If we compared the Charlotte Mason schools of before to modern Charlotte Mason schools, classical schools and to our own homeschools, what would we notice?
It’s really hard to know what those schools of before were like, and so it is hard to feel as if we are replicating it. Should we replicate the Charlotte Mason schools of before? I imagine, and I’m speaking freely for her, that Ms. Mason would expect us to adapt ourselves to her methods and ideas without sacrificing the end goals. And perhaps even some of the end goals would need some altering, because the child at the end of a Charlotte Mason education in times before would have needed to be a different person from the child at the end today. But, we must be very careful, for much of those end goals are just as relevant today as before. We should tread carefully and adjust only as needed.
In modern curricula modeled after Charlotte Mason’s ideas, we see that much emphasis is given to copywork, nature study, artist and composer studies, Shakespeare and living books. In fact, it seems that many of these curricula have modeled themselves only after these components and little else. What do we know about those components that have been left out? Shouldn't we know more about what we are discarding before we actually discard it? Charlotte Mason's ideas, just as is true for many classical approaches, are very interconnected, with one component augmenting several others. For example, studied dictation builds up attention, strengthens oral language to written language connections and improves discrimination skills. These same skills are also attended to with copywork, Plutarch readings, experiments and narrations from challenging books. Expected results from the former curricula models will not be realized when we leave out over half of the components. You can't expect to enjoy the taste of a moist and delicious chocolate cake when you've left out the eggs , salt and baking soda. Maybe those ingredients are not as obvious, such as the sugar and flour or as enticing, such as the cocoa, but you need all of the ingredients to make a cake.
Often in modern articles about Charlotte Mason and modern curricula the idea of keeping the teacher out of the way of what the child can learn directly from the book is pushed forward in the effort to keep teachers and parents from influencing the child’s own original connections with the book with their own. This is a very important idea, but much more is involved with this, and the role of the teacher is very misunderstood. The role of the teacher was a fundamental part of the Charlotte Mason schools of before. Are we asking ourselves to play this role as well as we should be? What principles did those schools illustrate with their teaching?

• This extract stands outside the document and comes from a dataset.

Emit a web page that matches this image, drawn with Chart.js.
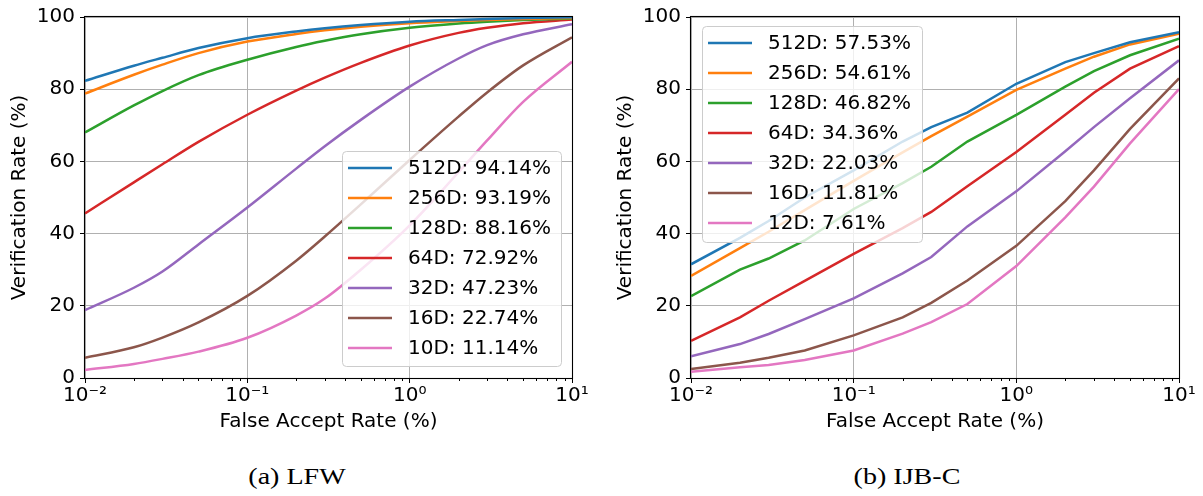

According to the article “PNEU Principles as Illustrated by Teaching” by Miss Pennethorne, teachers should not only plan or sketch out their lessons, but should plan them based on a set of principles. These principles would allow for the main idea or concept to be best relayed to the students.
Move from Known Knowledge-Unknown Knowledge
Have Illustrations- Since they are Hooks to Fasten Ideas to the Mind
Be Narrated or Recapitulated to Show they Have Been Grasped
Should be Interesting to Promote Self-Activity (Pennethorne 549)
To move from known knowledge to unknown knowledge is to give children a place upon which to connect the new knowledge and moving from simple to complex and concrete to abstract makes the connection possible. Giving a child a new idea that is too abstract or complex for them to understand is to ensure that they will not be able retain it. These first three principles alone show how much forethought is needed in preparing a lesson. The teacher must consider first what the child already knows in relation to the new idea and prepare the lesson so that this known knowledge is reviewed and then the teacher must present the new idea in a simple and concrete manner, laying the foundation necessary to later build upon it in a more complex and abstract way.
After the teacher considers what to present, he/she must then consider how to present it. It should be interesting and illustrations should be available, if possible. Illustrations are not necessarily just pictures or photos, but can also include scientific demonstrations and natural objects. In modern times, this would include computer images, videos and audio.
“The narration at the close will generally show whether the salient idea has been grasped and allows the child to become accustomed to the use of beautiful and measured language” (Pennethorne 549). Again, do not mistake this for a simplistic and boring retelling of the material. Retelling a lesson involves so much more than just reciting what you remember. In science and nature study this shows up in the nature notebook. In history a child should create century charts and keep a Book of Centuries. “Every possible aid should be given to children’s imagination, the ideas given simply and pictures vividly so that the child may make a chart of the century they are studying and fill each square for each year with little pictures of events, etc. to make their own connections” (Pennethorne 549). There are many different varieties of narration and their variety is meant to underscore the ideas that children should be interested, should reveal their own connections and should enjoy the benefits of a teaching approach that is flexible.